Supplied information ->
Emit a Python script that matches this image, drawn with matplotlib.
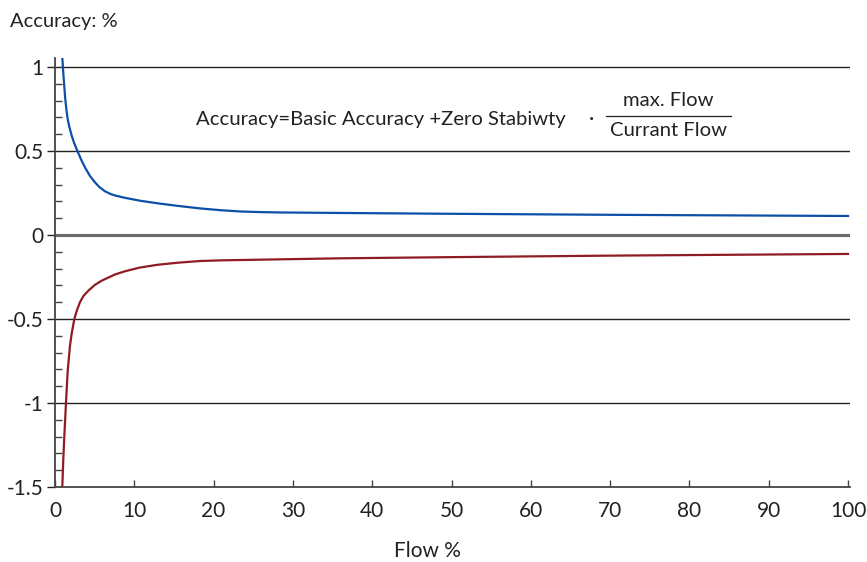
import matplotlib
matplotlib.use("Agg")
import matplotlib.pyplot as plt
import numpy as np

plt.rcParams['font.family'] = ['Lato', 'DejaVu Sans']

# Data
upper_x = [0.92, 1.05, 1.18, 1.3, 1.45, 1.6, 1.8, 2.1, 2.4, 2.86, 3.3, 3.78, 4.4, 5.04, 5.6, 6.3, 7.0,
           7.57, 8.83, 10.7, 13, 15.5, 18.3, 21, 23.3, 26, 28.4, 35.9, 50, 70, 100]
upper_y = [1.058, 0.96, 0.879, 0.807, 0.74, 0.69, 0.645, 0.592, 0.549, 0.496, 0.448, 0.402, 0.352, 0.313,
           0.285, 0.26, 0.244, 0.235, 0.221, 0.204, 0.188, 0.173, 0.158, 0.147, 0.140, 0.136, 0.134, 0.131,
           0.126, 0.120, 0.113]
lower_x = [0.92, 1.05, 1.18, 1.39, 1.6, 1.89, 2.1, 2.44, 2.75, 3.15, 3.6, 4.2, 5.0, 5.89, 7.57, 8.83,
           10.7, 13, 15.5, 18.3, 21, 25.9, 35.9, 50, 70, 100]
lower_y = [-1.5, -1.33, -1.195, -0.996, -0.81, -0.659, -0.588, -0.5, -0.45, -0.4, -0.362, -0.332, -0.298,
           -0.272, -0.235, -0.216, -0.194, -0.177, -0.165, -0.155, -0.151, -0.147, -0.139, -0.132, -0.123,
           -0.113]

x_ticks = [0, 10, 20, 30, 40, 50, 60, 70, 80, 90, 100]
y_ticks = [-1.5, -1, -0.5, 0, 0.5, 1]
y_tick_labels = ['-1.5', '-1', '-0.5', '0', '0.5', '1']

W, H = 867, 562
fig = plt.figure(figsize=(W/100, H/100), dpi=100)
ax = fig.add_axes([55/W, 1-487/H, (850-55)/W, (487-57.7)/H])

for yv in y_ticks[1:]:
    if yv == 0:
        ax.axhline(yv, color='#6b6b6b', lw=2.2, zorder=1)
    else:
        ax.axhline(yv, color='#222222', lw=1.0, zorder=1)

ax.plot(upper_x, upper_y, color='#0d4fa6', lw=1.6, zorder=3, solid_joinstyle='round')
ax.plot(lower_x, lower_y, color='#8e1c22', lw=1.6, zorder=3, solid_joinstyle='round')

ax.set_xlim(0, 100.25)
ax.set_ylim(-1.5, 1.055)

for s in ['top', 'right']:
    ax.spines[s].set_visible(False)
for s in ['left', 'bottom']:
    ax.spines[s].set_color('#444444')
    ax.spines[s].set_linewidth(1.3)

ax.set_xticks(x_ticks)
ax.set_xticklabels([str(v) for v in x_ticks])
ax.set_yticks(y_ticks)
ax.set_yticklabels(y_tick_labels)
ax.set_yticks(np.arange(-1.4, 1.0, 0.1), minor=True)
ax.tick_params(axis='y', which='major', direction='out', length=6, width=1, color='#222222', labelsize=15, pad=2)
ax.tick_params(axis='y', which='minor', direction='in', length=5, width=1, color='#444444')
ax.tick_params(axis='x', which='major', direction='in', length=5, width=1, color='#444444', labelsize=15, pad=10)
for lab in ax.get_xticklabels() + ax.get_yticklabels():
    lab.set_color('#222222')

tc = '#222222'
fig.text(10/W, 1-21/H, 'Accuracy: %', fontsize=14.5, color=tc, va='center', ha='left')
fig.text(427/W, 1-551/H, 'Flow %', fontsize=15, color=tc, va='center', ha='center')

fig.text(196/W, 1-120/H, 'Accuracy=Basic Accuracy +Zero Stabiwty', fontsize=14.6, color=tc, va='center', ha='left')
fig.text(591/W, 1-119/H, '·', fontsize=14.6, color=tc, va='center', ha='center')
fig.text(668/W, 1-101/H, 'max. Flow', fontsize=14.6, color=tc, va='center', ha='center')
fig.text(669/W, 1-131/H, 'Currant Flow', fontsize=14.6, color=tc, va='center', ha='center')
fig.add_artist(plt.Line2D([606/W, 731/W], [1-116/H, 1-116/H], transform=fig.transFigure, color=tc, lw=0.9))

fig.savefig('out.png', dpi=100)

Problem to solve ->
Everything from the first line to the line with "ax.spines[s].set_linewidth(1.3)" must be repeated exactly, and nothing else. Leave the pictures out.

Worked answer ->
Emit a Python script that matches this image, drawn with matplotlib.
import matplotlib
matplotlib.use("Agg")
import matplotlib.pyplot as plt
import numpy as np

plt.rcParams['font.family'] = ['Lato', 'DejaVu Sans']

# Data
upper_x = [0.92, 1.05, 1.18, 1.3, 1.45, 1.6, 1.8, 2.1, 2.4, 2.86, 3.3, 3.78, 4.4, 5.04, 5.6, 6.3, 7.0,
           7.57, 8.83, 10.7, 13, 15.5, 18.3, 21, 23.3, 26, 28.4, 35.9, 50, 70, 100]
upper_y = [1.058, 0.96, 0.879, 0.807, 0.74, 0.69, 0.645, 0.592, 0.549, 0.496, 0.448, 0.402, 0.352, 0.313,
           0.285, 0.26, 0.244, 0.235, 0.221, 0.204, 0.188, 0.173, 0.158, 0.147, 0.140, 0.136, 0.134, 0.131,
           0.126, 0.120, 0.113]
lower_x = [0.92, 1.05, 1.18, 1.39, 1.6, 1.89, 2.1, 2.44, 2.75, 3.15, 3.6, 4.2, 5.0, 5.89, 7.57, 8.83,
           10.7, 13, 15.5, 18.3, 21, 25.9, 35.9, 50, 70, 100]
lower_y = [-1.5, -1.33, -1.195, -0.996, -0.81, -0.659, -0.588, -0.5, -0.45, -0.4, -0.362, -0.332, -0.298,
           -0.272, -0.235, -0.216, -0.194, -0.177, -0.165, -0.155, -0.151, -0.147, -0.139, -0.132, -0.123,
           -0.113]

x_ticks = [0, 10, 20, 30, 40, 50, 60, 70, 80, 90, 100]
y_ticks = [-1.5, -1, -0.5, 0, 0.5, 1]
y_tick_labels = ['-1.5', '-1', '-0.5', '0', '0.5', '1']

W, H = 867, 562
fig = plt.figure(figsize=(W/100, H/100), dpi=100)
ax = fig.add_axes([55/W, 1-487/H, (850-55)/W, (487-57.7)/H])

for yv in y_ticks[1:]:
    if yv == 0:
        ax.axhline(yv, color='#6b6b6b', lw=2.2, zorder=1)
    else:
        ax.axhline(yv, color='#222222', lw=1.0, zorder=1)

ax.plot(upper_x, upper_y, color='#0d4fa6', lw=1.6, zorder=3, solid_joinstyle='round')
ax.plot(lower_x, lower_y, color='#8e1c22', lw=1.6, zorder=3, solid_joinstyle='round')

ax.set_xlim(0, 100.25)
ax.set_ylim(-1.5, 1.055)

for s in ['top', 'right']:
    ax.spines[s].set_visible(False)
for s in ['left', 'bottom']:
    ax.spines[s].set_color('#444444')
    ax.spines[s].set_linewidth(1.3)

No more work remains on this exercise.